A esta altura se hace importante
una aclaración. Todo lo que se viene desarrollando podría generar la idea en el
lector de que el amor paraguayo es blandengue. Nada que ver. Muy por el
contrario, el amor paraguayo es también bien masculino. Tanto es así que no
habrá reparos en decir las cosas como son (o por lo menos como ellos lo ven).
Es directo y concreto. Sobre todo es arriesgado. Serán capaces de superar con
insistencia los límites de lo esperado por la fuerza de ese amor. En ese
sentido decir que el amor paraguayo es fiel queda corto. Es que si la fidelidad
supone cumplir a raja tabla con lo establecido, el amor paraguayo logra dar un
paso más y se parece algo a la misericordia. Por ejemplo no solamente te van a
buscar cuando llegas: te van a buscar en un auto que después te lo dejan a
disposición, te esperan con un azadazo, te hacen un mapa de cómo llegar a
destino y hasta te dejan plata para la nafta.
Aunque parezca que me quiera
llevar agua para mi molino, tengo la impresión que este rasgo tiene que ver en
mucho con sus raíces tan profundamente religiosas.

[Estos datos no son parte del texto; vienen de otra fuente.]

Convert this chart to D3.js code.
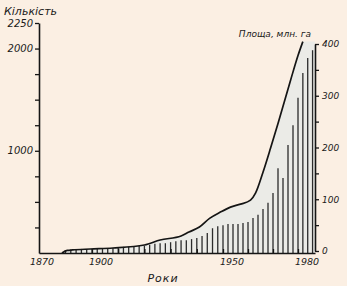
<!DOCTYPE html>
<html>
<head>
<meta charset="utf-8">
<script src="https://cdn.jsdelivr.net/npm/d3@7/dist/d3.min.js"></script>
<style>
  html,body{margin:0;padding:0;background:#fbefe3}
  svg{display:block}
  text{font-family:"DejaVu Sans",sans-serif;font-style:italic;fill:#1a1a1a}
</style>
</head>
<body>
<svg id="chart" width="347" height="286"></svg>
<script>
// кількість (ліва вісь) - суцільна крива
const countYears=[1883,1886,1889,1899,1908,1920,1926,1934,1937,1941,1945,1949,1953,1957,1961,1963,1966,1969,1972,1977,1980,1982]
const countValues=[0,25,30,39,49,78,127,166,205,254,341,400,449,478,517,585,790,1024,1268,1688,1932,2068]

// площа, млн. га (права вісь) - вертикальне штрихування
const areaYears=[1885,1888,1891,1894,1897,1900,1902,1904,1906,1908,1910,1912,1914,1916,1918,1920,1922,1924,1926,1928,1930,1932,1934,1936,1938,1940,1942,1944,1946,1948,1950,1952,1954,1956,1958,1960,1962,1964,1966,1968,1970,1972,1974,1976,1978,1980,1982,1984,1986]
const areaValues=[2,3,3,4,4,4,4,5,5,6,7,8,8,9,10,10,12,14,15,15,17,19,21,21,23,25,29,35,44,48,50,52,52,52,54,56,64,70,81,93,112,160,141,205,243,296,344,373,388]

const yearLabels=[1870,1900,1950,1980]
const yearTicks=[1900,1910,1920,1930,1940,1950,1960,1970,1980]
const countTicks=[250,500,750,1000,1250,1500,1750,2000,2250]
const countLabels=[1000,2000,2250]
const areaTicks=[0,50,100,150,200,250,300,350,400]

const svg=d3.select('#chart')

const x=d3.scaleLinear().domain([1870,1900,1950,1980,1987]).range([39,92,223,298,315])
const yL=d3.scaleLinear().domain([0,2250]).range([253,23])
const yR=d3.scaleLinear().domain([0,400]).range([251,44])

const countData=countYears.map((d,i)=>({year:d,value:countValues[i]}))
const fillData=countData.concat([{year:x.domain()[x.domain().length-1],value:countValues[countValues.length-1]}])

svg.append('path')
  .datum(fillData)
  .attr('fill','#ebebe7')
  .attr('d',d3.area()
    .x(d=>x(d.year))
    .y0(yL(0))
    .y1(d=>yL(d.value))
    .curve(d3.curveMonotoneX))

svg.append('g')
  .selectAll('line')
  .data(areaYears)
  .join('line')
  .attr('x1',d=>x(d))
  .attr('x2',d=>x(d))
  .attr('y1',yL(0))
  .attr('y2',(d,i)=>yR(areaValues[i]))
  .attr('stroke','#2b2b2b')
  .attr('stroke-width',1.3)

svg.append('path')
  .datum(countData)
  .attr('fill','none')
  .attr('stroke','#151515')
  .attr('stroke-width',1.7)
  .attr('stroke-linejoin','round')
  .attr('d',d3.line()
    .x(d=>x(d.year))
    .y(d=>yL(d.value))
    .curve(d3.curveMonotoneX))

const axisStyle=g=>{
  g.select('.domain').attr('stroke','#151515').attr('stroke-width',1.6)
  g.selectAll('.tick line').attr('stroke','#151515').attr('stroke-width',1.3)
  g.selectAll('text').attr('fill','#1a1a1a')
}

svg.append('g')
  .attr('transform',`translate(${x(1870)},0)`)
  .call(d3.axisLeft(yL)
    .tickValues(countTicks)
    .tickSize(4)
    .tickSizeOuter(0)
    .tickPadding(2)
    .tickFormat(d=>countLabels.includes(d)?d:''))
  .call(axisStyle)
  .selectAll('text')
  .attr('font-size',10)
  .attr('font-family','DejaVu Sans')

svg.append('g')
  .attr('transform',`translate(0,${yL(0)})`)
  .call(d3.axisBottom(x)
    .tickValues(yearTicks)
    .tickSize(-4)
    .tickSizeOuter(0)
    .tickFormat(''))
  .call(axisStyle)

svg.append('g')
  .attr('transform',`translate(${x(1987)},0)`)
  .call(d3.axisRight(yR)
    .tickValues(areaTicks)
    .tickSize(4)
    .tickSizeOuter(0)
    .tickPadding(3)
    .tickFormat(d=>d%100===0?d:''))
  .call(axisStyle)
  .selectAll('text')
  .attr('font-size',9)
  .attr('font-family','DejaVu Sans')

svg.append('g')
  .selectAll('text')
  .data(yearLabels)
  .join('text')
  .attr('x',d=>d===1870?x(d)+3:x(d)+9)
  .attr('y',265)
  .attr('text-anchor','middle')
  .attr('font-size',9.5)
  .text(d=>d)

svg.append('text')
  .attr('x',4)
  .attr('y',15)
  .attr('font-size',11)
  .text('Кількість')

svg.append('text')
  .attr('x',311)
  .attr('y',37)
  .attr('text-anchor','end')
  .attr('font-size',9)
  .text('Площа, млн. га')

svg.append('text')
  .attr('x',163)
  .attr('y',282)
  .attr('text-anchor','middle')
  .attr('font-size',11)
  .attr('letter-spacing',1)
  .text('Роки')
</script>
</body>
</html>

Los guaraníes aprendieron
qué es el amor seguramente en gran medida de la mano de los jesuitas y franciscanos
que a través de las míticas misiones (no reducciones) lograban sacar lo mejor
del pueblo hasta alcanzar una perfecta síntesis con lo mejor de cada uno. Y no
hay duda, se quedaron con la mejor parte del cristianismo.
Es cierto que este amor paraguayo
tiene sus límites y no todo es color de rosa. A pesar de todo esto en la
sociedad paraguaya permanecen deudas impostergables. Es conocido y casi
cultural el alto nivel de improvisación que parece ser consecuencia de la falta
de un compromiso a mediano plazo. La educación deja mucho que desear en todos
sus niveles y especialmente cuando uno se aparta del centro. Las condiciones de
trabajo de los campesinos es tan dura como floja su disposición a trabajar. Y
la lista con mirada crítica podría seguir como desafío a seguir amando porque,
como reza su gran Augusto Roa Bastos, “por presurosa que sea la vida siempre nos
deja tiempo de amar y así quien ama vive y se olvida las espinitas de su pesar.”